Records excerpted from a collection:

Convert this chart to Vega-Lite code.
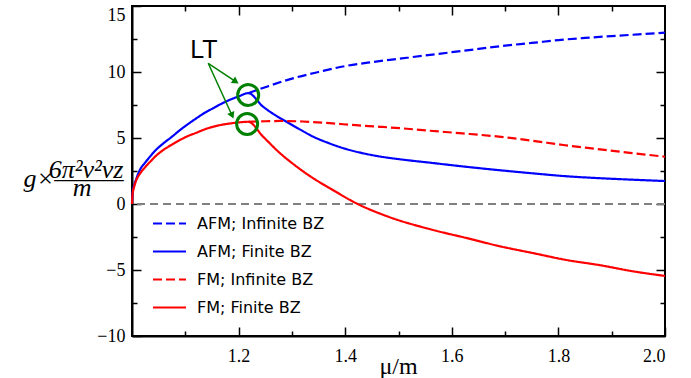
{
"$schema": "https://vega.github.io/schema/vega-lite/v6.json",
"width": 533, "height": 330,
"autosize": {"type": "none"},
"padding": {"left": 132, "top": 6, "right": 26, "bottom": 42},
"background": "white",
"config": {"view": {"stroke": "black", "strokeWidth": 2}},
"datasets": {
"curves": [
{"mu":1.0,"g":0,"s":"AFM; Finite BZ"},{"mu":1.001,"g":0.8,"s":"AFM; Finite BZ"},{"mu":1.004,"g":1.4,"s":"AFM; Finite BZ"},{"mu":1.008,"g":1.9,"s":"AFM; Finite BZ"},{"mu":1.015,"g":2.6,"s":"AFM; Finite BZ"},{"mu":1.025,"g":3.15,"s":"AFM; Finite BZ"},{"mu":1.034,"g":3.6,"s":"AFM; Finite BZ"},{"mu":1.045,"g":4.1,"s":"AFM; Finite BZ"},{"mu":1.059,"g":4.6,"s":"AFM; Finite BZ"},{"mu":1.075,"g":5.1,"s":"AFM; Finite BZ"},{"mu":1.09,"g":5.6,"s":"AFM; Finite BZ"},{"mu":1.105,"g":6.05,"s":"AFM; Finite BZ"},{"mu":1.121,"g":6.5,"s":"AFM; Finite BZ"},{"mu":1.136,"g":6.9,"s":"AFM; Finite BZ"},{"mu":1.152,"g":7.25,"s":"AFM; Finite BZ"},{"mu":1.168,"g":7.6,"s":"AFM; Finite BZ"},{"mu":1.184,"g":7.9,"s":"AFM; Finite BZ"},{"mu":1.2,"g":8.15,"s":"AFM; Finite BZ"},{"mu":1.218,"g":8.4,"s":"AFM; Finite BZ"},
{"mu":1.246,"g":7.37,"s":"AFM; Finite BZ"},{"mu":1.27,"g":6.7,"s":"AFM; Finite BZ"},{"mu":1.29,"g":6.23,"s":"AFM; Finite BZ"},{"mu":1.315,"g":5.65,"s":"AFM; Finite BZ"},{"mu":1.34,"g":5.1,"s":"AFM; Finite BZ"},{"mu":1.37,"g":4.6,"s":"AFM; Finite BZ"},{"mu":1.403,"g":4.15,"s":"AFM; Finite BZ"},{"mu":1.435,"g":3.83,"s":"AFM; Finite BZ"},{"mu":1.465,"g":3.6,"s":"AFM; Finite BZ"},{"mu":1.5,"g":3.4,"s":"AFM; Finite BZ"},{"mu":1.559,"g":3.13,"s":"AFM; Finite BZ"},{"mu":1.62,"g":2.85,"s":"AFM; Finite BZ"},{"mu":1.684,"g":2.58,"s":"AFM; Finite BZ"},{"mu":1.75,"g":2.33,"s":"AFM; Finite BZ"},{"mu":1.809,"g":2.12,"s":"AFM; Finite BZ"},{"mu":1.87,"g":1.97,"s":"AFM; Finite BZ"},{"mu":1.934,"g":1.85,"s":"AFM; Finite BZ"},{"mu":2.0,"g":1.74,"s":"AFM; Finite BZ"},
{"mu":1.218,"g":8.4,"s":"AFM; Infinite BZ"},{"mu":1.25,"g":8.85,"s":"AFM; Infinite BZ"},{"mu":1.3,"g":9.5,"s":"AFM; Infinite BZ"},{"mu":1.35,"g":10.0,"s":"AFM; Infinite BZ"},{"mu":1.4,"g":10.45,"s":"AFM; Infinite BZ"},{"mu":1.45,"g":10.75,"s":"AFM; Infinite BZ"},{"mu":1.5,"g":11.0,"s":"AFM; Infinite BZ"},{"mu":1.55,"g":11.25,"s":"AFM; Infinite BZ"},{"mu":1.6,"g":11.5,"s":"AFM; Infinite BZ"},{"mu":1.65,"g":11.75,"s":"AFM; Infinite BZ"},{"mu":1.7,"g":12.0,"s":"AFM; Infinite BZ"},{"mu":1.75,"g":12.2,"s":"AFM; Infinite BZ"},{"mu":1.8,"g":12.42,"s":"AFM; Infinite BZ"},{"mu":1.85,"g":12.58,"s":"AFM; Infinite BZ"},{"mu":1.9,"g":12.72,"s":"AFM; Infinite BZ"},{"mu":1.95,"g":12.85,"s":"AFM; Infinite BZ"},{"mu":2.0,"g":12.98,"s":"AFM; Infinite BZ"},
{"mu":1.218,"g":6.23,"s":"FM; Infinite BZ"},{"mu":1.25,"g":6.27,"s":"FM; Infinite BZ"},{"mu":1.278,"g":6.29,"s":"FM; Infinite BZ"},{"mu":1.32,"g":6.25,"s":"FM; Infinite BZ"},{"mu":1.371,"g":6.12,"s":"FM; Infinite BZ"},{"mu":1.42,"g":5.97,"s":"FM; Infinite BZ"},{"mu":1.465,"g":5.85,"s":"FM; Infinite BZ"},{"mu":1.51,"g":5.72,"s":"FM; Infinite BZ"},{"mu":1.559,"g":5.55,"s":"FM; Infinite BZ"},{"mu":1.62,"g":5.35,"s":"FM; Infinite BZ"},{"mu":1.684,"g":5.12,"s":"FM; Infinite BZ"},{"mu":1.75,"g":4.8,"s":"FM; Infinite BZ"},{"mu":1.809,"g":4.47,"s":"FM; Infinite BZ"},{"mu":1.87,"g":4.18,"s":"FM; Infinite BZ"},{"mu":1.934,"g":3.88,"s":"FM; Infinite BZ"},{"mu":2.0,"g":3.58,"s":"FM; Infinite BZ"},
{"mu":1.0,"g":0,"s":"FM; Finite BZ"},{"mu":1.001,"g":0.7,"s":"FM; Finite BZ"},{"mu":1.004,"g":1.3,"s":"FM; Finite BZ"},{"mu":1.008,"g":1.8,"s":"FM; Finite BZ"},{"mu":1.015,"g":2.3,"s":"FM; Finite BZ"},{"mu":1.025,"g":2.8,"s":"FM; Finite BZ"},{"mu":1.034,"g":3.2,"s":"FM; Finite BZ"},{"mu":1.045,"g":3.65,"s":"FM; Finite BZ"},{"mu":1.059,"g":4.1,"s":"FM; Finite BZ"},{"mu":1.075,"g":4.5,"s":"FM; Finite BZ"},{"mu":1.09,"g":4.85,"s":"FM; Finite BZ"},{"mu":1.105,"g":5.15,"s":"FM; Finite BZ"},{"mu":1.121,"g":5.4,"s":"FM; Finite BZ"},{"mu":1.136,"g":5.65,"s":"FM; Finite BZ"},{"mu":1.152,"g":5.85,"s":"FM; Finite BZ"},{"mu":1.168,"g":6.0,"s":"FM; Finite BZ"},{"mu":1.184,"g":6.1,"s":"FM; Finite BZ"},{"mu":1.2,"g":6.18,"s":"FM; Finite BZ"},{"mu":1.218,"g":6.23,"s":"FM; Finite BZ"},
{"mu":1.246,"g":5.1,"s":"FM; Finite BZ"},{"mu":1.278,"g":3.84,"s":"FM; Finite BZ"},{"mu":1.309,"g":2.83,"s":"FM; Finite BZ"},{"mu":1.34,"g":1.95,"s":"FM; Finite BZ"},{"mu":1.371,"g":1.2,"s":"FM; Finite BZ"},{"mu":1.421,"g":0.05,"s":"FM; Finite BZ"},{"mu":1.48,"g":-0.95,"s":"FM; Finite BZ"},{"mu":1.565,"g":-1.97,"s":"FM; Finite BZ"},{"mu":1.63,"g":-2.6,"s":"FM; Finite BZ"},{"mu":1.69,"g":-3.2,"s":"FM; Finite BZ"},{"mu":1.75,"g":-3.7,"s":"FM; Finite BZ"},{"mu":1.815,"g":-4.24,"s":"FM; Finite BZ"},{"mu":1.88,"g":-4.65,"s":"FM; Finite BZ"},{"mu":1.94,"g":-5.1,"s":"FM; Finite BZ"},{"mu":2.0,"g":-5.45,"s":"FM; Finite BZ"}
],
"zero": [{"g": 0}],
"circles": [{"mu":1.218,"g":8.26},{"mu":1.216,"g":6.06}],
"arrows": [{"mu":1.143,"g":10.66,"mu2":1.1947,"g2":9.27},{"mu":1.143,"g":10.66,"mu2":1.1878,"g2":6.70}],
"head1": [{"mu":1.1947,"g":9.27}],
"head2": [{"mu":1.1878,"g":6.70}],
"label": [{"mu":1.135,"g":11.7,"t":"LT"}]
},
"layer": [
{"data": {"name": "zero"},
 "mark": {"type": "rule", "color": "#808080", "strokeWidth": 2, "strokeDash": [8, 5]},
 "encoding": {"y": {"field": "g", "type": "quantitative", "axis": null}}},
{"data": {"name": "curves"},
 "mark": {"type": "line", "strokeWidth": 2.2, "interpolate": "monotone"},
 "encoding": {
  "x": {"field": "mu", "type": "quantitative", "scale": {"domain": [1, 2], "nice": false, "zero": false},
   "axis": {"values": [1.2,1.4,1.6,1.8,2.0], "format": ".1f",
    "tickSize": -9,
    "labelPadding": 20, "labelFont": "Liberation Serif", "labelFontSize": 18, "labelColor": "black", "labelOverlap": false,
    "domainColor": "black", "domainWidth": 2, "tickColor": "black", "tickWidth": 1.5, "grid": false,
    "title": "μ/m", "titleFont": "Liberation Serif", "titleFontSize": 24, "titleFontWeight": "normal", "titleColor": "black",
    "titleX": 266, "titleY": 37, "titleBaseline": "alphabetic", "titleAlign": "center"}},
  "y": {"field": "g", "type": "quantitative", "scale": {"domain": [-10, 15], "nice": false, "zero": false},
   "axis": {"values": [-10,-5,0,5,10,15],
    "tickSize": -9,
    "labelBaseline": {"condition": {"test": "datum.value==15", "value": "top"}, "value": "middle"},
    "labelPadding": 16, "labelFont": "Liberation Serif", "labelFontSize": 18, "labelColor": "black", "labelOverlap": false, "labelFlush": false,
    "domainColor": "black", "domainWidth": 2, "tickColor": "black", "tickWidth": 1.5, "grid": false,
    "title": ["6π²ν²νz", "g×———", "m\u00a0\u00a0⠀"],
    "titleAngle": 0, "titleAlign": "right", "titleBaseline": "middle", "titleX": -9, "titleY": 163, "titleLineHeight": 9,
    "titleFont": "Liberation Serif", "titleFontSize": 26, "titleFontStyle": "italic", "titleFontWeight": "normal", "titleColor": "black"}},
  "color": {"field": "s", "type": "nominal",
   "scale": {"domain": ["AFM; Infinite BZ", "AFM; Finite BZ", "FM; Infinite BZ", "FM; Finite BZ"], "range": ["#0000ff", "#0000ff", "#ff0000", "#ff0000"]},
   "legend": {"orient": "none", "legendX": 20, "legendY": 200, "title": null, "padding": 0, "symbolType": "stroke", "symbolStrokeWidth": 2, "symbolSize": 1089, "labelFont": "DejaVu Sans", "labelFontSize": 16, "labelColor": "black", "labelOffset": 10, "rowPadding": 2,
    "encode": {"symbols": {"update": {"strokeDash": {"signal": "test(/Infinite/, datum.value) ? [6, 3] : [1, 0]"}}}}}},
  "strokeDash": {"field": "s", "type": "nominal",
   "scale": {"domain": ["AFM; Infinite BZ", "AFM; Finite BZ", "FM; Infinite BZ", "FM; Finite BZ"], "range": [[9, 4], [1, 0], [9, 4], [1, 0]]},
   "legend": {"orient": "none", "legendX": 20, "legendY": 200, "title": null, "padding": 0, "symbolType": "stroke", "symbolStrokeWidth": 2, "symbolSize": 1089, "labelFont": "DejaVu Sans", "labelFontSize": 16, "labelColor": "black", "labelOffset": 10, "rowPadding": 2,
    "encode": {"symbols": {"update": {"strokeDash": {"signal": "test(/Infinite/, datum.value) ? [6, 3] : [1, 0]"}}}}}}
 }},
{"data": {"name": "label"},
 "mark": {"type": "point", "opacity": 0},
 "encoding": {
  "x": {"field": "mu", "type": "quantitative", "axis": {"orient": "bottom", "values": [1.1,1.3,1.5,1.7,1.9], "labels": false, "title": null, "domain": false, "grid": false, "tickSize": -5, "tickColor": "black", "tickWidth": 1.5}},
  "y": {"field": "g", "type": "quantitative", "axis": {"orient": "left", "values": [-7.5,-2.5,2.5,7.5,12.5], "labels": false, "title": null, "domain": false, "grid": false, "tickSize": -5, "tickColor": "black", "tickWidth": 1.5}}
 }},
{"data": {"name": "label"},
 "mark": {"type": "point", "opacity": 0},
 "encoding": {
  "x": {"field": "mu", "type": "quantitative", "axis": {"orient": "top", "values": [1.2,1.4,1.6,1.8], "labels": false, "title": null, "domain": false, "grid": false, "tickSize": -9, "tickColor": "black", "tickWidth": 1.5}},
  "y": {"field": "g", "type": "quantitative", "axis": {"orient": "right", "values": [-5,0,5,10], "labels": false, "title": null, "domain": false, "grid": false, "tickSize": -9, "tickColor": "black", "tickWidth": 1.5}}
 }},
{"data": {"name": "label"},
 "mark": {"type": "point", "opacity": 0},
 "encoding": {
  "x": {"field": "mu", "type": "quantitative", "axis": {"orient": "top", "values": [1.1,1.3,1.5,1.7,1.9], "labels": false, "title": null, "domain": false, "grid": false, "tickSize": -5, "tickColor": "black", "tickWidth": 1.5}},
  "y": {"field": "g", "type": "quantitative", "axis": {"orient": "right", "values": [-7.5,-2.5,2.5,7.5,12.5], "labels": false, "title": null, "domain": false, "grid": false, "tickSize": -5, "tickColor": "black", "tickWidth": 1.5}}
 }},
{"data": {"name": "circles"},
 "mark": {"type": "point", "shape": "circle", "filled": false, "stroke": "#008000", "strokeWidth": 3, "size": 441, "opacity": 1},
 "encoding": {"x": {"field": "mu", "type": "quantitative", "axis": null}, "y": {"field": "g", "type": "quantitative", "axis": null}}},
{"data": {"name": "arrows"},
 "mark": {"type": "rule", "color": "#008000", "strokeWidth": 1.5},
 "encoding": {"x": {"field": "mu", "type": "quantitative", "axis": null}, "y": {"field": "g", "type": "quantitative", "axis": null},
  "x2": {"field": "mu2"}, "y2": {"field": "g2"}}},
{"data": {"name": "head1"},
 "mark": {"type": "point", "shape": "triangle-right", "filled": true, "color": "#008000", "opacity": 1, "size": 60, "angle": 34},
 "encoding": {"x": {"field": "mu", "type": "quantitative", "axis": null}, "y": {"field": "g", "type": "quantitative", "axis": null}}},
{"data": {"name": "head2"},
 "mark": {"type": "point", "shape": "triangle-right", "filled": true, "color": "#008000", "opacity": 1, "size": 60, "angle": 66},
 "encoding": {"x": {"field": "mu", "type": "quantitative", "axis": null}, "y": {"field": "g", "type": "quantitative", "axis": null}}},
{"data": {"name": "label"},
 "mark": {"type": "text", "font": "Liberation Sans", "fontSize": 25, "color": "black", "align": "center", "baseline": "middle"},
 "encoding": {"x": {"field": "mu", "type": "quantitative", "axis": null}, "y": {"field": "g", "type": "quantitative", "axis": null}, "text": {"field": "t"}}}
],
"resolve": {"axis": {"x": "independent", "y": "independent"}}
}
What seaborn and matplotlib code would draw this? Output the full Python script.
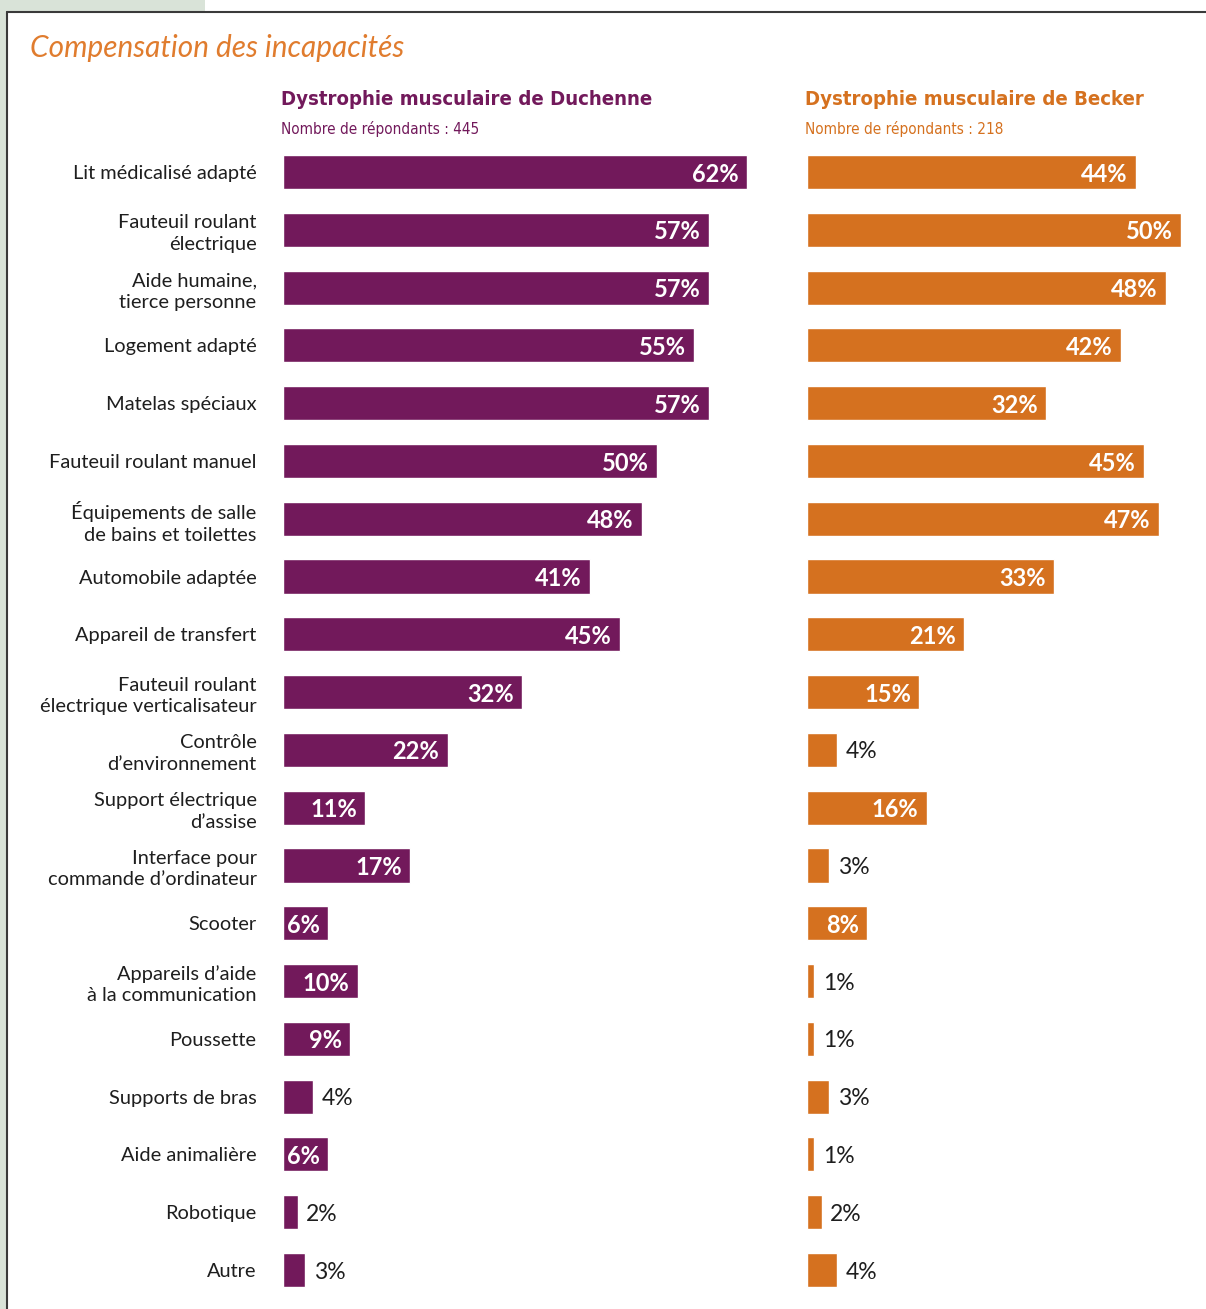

Exercise prompt:
Find each line holding the word "this" and copy it.

Reply:
Convert this chart to Vega-Lite code.
What seaborn and matplotlib code would draw this? Output the full Python script.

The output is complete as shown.